SVN is a member of the previous generation of VCSes, those that are centralized. Git, on the other had, is a member of the latest generation, distributed VCSes. Like Mercurial and Bazaar, Git subscribes to a concept of repositories communicating with one another (nodes in a network) rather than following the previous generation's hub-and-spoke model. Git, though, has become the industry leader, and is considered by some to be the de facto option for version control.

Core Advantages

  1. It's faster. Because each “checkout” (SVN-speak) of a Git repository is a complete self-contained copy (referred to as a “clone”), nearly every operation is performed on the local disk's data. This is incredibly fast compared to performing operations over a network, and they appear to take place almost instantly.
  2. It doesn't require a network. As most operations are local, they can be done off-line, without an Internet connection; communication with a remote system is not required. For example, commits, file differences, logs, branches and merges are not dependent on access to one's corporate virtual private network (VPN). So not only is VPN access unnecessary, any network connection is often unnecessary.
  3. It removes the single point of failure. Unlike Subversion, where there is only one central repository with which all clients must synchronize, each repository clone in Git is in fact an full copy.
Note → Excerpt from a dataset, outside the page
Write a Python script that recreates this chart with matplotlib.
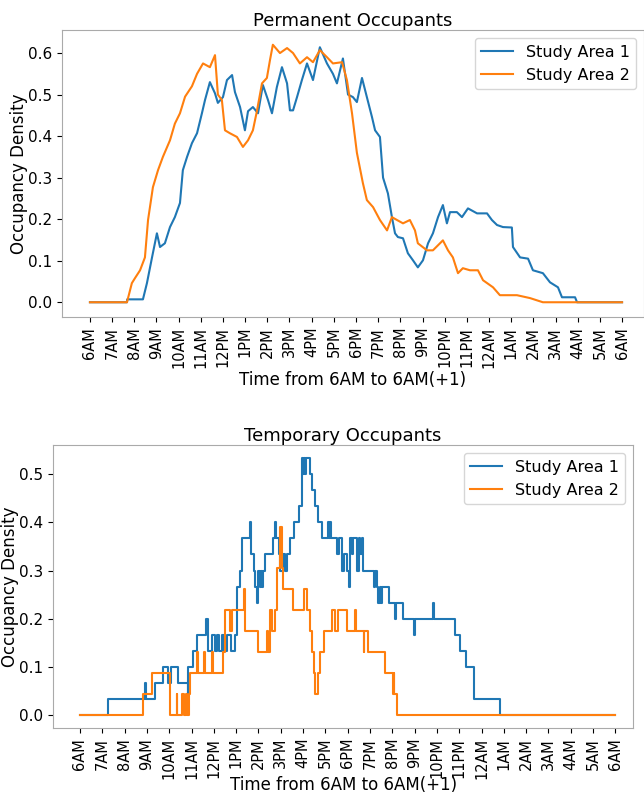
import matplotlib
matplotlib.use("Agg")
import matplotlib.pyplot as plt

hour_labels = ["6AM", "7AM", "8AM", "9AM", "10AM", "11AM", "12PM", "1PM", "2PM",
               "3PM", "4PM", "5PM", "6PM", "7PM", "8PM", "9PM", "10PM", "11PM",
               "12AM", "1AM", "2AM", "3AM", "4AM", "5AM", "6AM"]
series_names = ["Study Area 1", "Study Area 2"]

# Permanent occupants: hours after 6AM and occupancy density
perm_t1 = [0, 1.67, 1.68, 2.39, 2.57, 2.80, 3.02, 3.16, 3.38, 3.61, 3.83, 4.06, 4.19,
           4.38, 4.60, 4.83, 5.05, 5.19, 5.41, 5.64, 5.77, 6.00, 6.18, 6.41, 6.54,
           6.77, 6.99, 7.13, 7.35, 7.58, 7.80, 8.03, 8.21, 8.43, 8.66, 8.89, 9.02,
           9.16, 9.34, 9.56, 9.79, 10.06, 10.37, 10.69, 10.96, 11.14, 11.41, 11.64,
           11.86, 12.04, 12.27, 12.49, 12.72, 12.86, 13.08, 13.22, 13.44, 13.62,
           13.76, 13.89, 14.12, 14.34, 14.57, 14.79, 15.02, 15.25, 15.47, 15.70,
           15.92, 16.10, 16.24, 16.55, 16.78, 17.05, 17.46, 17.91, 18.13, 18.36,
           18.63, 19.03, 19.08, 19.40, 19.76, 19.98, 20.43, 20.75, 21.11, 21.29,
           21.88, 21.97, 24]
perm_v1 = [0, 0, 0.007, 0.007, 0.046, 0.108, 0.166, 0.133, 0.142, 0.181, 0.205, 0.239,
           0.318, 0.35, 0.383, 0.407, 0.455, 0.487, 0.53, 0.503, 0.48, 0.494, 0.535,
           0.547, 0.506, 0.47, 0.414, 0.46, 0.47, 0.455, 0.523, 0.487, 0.455, 0.518,
           0.566, 0.527, 0.462, 0.462, 0.494, 0.535, 0.575, 0.535, 0.614, 0.575, 0.55,
           0.527, 0.587, 0.50, 0.494, 0.482, 0.54, 0.494, 0.446, 0.414, 0.398, 0.30,
           0.262, 0.205, 0.166, 0.157, 0.154, 0.118, 0.101, 0.084, 0.101, 0.142,
           0.166, 0.205, 0.234, 0.19, 0.217, 0.217, 0.205, 0.226, 0.214, 0.214,
           0.198, 0.186, 0.181, 0.18, 0.133, 0.108, 0.105, 0.077, 0.07, 0.048, 0.036,
           0.012, 0.012, 0, 0]

perm_t2 = [0, 1.67, 1.89, 2.03, 2.26, 2.48, 2.62, 2.84, 3.07, 3.29, 3.61, 3.83, 4.06,
           4.29, 4.60, 4.83, 5.10, 5.41, 5.64, 5.77, 5.95, 6.09, 6.31, 6.63, 6.90,
           7.13, 7.35, 7.53, 7.76, 7.98, 8.12, 8.25, 8.57, 8.89, 9.16, 9.47, 9.79,
           10.06, 10.37, 10.69, 10.96, 11.37, 11.59, 11.82, 12.04, 12.31, 12.49,
           12.77, 13.08, 13.40, 13.62, 13.85, 14.12, 14.43, 14.66, 14.79, 15.20,
           15.47, 15.92, 16.15, 16.37, 16.60, 16.82, 17.14, 17.50, 17.73, 18.18,
           18.49, 19.26, 19.85, 20.43, 24]
perm_v2 = [0, 0, 0.046, 0.058, 0.077, 0.108, 0.198, 0.277, 0.318, 0.35, 0.39, 0.43,
           0.455, 0.495, 0.52, 0.55, 0.575, 0.566, 0.595, 0.50, 0.487, 0.414, 0.407,
           0.398, 0.374, 0.39, 0.414, 0.46, 0.527, 0.54, 0.583, 0.62, 0.60, 0.612,
           0.60, 0.575, 0.59, 0.578, 0.607, 0.59, 0.575, 0.578, 0.535, 0.455, 0.36,
           0.287, 0.246, 0.229, 0.198, 0.173, 0.205, 0.198, 0.19, 0.198, 0.173,
           0.142, 0.125, 0.125, 0.149, 0.125, 0.108, 0.07, 0.082, 0.077, 0.077,
           0.053, 0.036, 0.017, 0.017, 0.01, 0, 0]

# Temporary occupants: head counts over the capacity of each area
temp_cap = [30, 23]
temp_t1 = [0, 1.27, 2.92, 2.97, 3.36, 3.73, 3.95, 4.1, 4.4, 4.82, 4.86, 5.08, 5.23,
           5.66, 5.72, 5.9, 6.05, 6.12, 6.25, 6.35, 6.45, 6.6, 6.75, 6.95, 7.03,
           7.15, 7.25, 7.5, 7.6, 7.68, 7.78, 7.86, 7.93, 7.97, 8.05, 8.1, 8.15, 8.2,
           8.3, 8.6, 8.67, 8.72, 8.78, 8.9, 8.97, 9.1, 9.2, 9.3, 9.42, 9.6, 9.8,
           9.87, 9.95, 10.0, 10.05, 10.1, 10.15, 10.32, 10.4, 10.54, 10.65, 10.85,
           11.1, 11.15, 11.22, 11.27, 11.45, 11.52, 11.6, 11.74, 11.85, 11.95, 12.04,
           12.1, 12.2, 12.26, 12.4, 12.5, 12.56, 12.62, 12.68, 12.86, 13.16, 13.22,
           13.3, 13.38, 13.45, 13.5, 13.55, 13.83, 14.13, 14.18, 14.48, 14.95, 15.0,
           15.82, 15.88, 16.82, 17.05, 17.32, 17.65, 17.68, 18.84, 24]
temp_n1 = [0, 1, 2, 1, 2, 3, 2, 3, 2, 1, 3, 4, 5, 6, 4, 5, 4, 5, 4, 5, 4, 5, 4, 5, 8,
           9, 11, 11, 12, 10, 9, 8, 7, 9, 8, 9, 8, 9, 10, 10, 11, 12, 11, 10, 9, 10,
           9, 10, 11, 12, 13, 13, 16, 15, 16, 15, 16, 15, 14, 13, 12, 11, 12, 11, 12,
           11, 11, 10, 11, 9, 10, 9, 8, 11, 10, 11, 9, 11, 10, 11, 9, 9, 8, 9, 8, 7,
           8, 7, 8, 7, 6, 7, 6, 5, 6, 7, 6, 5, 4, 3, 2, 1, 0, 0]

temp_t2 = [0, 2.84, 3.21, 4.04, 4.33, 4.37, 4.56, 4.66, 4.74, 4.79, 4.88, 4.93, 5.23,
           5.3, 5.55, 5.61, 5.9, 5.98, 6.43, 6.51, 6.73, 6.81, 7.25, 7.33, 7.4, 8.0,
           8.37, 8.42, 8.52, 8.6, 8.75, 8.82, 8.97, 9.05, 9.12, 9.57, 10.02, 10.17,
           10.32, 10.39, 10.47, 10.54, 10.65, 10.77, 10.92, 11.22, 11.3, 11.45,
           11.55, 11.96, 12.34, 12.38, 12.71, 12.74, 12.89, 13.68, 14.03, 14.06,
           14.09, 14.21, 24]
temp_n2 = [0, 1, 2, 0, 1, 0, 1, 0, 1, 0, 1, 2, 3, 2, 3, 2, 3, 2, 3, 5, 4, 5, 5, 6,
           4, 3, 4, 3, 5, 4, 5, 7, 9, 7, 6, 5, 6, 5, 4, 3, 2, 1, 2, 3, 4, 4, 5, 4,
           5, 4, 5, 4, 3, 4, 3, 2, 1, 2, 1, 0, 0]

colors = ["#1f77b4", "#ff7f0e"]

fig = plt.figure(figsize=(6.44, 7.95), dpi=100)
ax1 = fig.add_axes([0.0963, 0.601, 0.9037, 0.361])
ax2 = fig.add_axes([0.0823, 0.0840, 0.9010, 0.356])

ax1.plot(perm_t1, perm_v1, color=colors[0], lw=1.5, label=series_names[0])
ax1.plot(perm_t2, perm_v2, color=colors[1], lw=1.5, label=series_names[1])
ax1.set_xlim(-1.26, 24.99)
ax1.set_ylim(-0.036, 0.655)
ax1.set_title("Permanent Occupants", fontsize=13, pad=3)
ax1.set_xlabel("Time from 6AM to 6AM(+1)", fontsize=12, labelpad=2)

ax2.plot(temp_t1, [n / temp_cap[0] for n in temp_n1], drawstyle="steps-post",
         color=colors[0], lw=1.5, label=series_names[0])
ax2.plot(temp_t2, [n / temp_cap[1] for n in temp_n2], drawstyle="steps-post",
         color=colors[1], lw=1.5, label=series_names[1])
ax2.set_xlim(-1.21, 24.8)
ax2.set_ylim(-0.027, 0.56)
ax2.set_title("Temporary Occupants", fontsize=13, pad=3)
ax2.set_xlabel("Time from 6AM to 6AM(+1)", fontsize=12, labelpad=-2)

for ax in (ax1, ax2):
    ax.set_xticks(range(len(hour_labels)))
    ax.set_xticklabels(hour_labels, rotation=90, fontsize=10.5)
    ax.tick_params(axis="y", labelsize=11)
    ax.set_ylabel("Occupancy Density", fontsize=12, labelpad=0)
    ax.legend(loc="upper right", fontsize=11.5)
    for s in ax.spines.values():
        s.set_color("#aaaaaa")

fig.savefig("out.png", dpi=100)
So each developer working on the project essentially has a full backup of the data. If the server hosting the authoritative Git repository fails, it would be inconvenient, but most (if not all) data could be recovered by having a client push his or her repository to another server. This is in stark contrast to SVN, where it would be necessary to recover a backup and then recreate any updates since the snapshot was taken.
  4. Branching and merging is simpler. Git's lightweight branches along with its merging strategy make merging seemingly disparate changes in SVN trivial. While Subversion does not consider the full directed acyclic graph when searching the history to find the correct merge base, Git does. It allows for workflows that, when compared to SVN, would be much trickier to implement.
  5. Any subset of changes can be committed. Git introduces the concept of a staging area for committing changes. All modified files do not need to be committed at once. If a developer is working on many changes, it's possible to logically separate each of them and commit sequentially. This is not only on a per-file basis; multiple changes within each file can be separated. Without this capability, the user would need to clean his or her working copy before preparing each commit.
  6. Files are directories are efficiently renamed. In Subversion, renaming files or entire directory trees actually leads to full deletions followed by full re-additions. This inefficiency leads to a bloated repository database, and can waste a significant amount of physical storage capacity. Git recognizes renames for what they are, minor changes to file and/or directory titles.
  7. Repositories consume less space. With the same history, Subversion requires the same physical requirements as Git multiplied by a factor of thirty (30). That's 30x more drive space required to run SVN. This is due to both design and compression techniques.

Better Tools

As part of its core functionality, Git provides extremely useful tools that are not available with out-of-the-box Subversion. Some examples are listed below:

  • Git Stash: Store working-copy changes elsewhere to quickly switch contexts. Stashed changes can be restored later. This is especially useful during development when a hotfix needs to be applied outside of the normal process.
  • Git Bisect: Find the commit that introduced a bug. When provided with a known good commit and a known bad one, the command will have users test several times until it finds the bad commit. Uses very fast binary searching.

Value-Added Services

There are a good number of hosted services running on top of Git that provide user-friendly Web interfaces for managing projects. Services include user authentication, user authorization, issue tracking, merge requests, single-button merges, code review and line-by-line commenting on merge requests.

To name a few, popular services are GitHub (with fees for private repositories), Bitbucket (with fees for the number of users) and GitLab (with no fees at all for the Community Edition, and it's free/libre open-source software).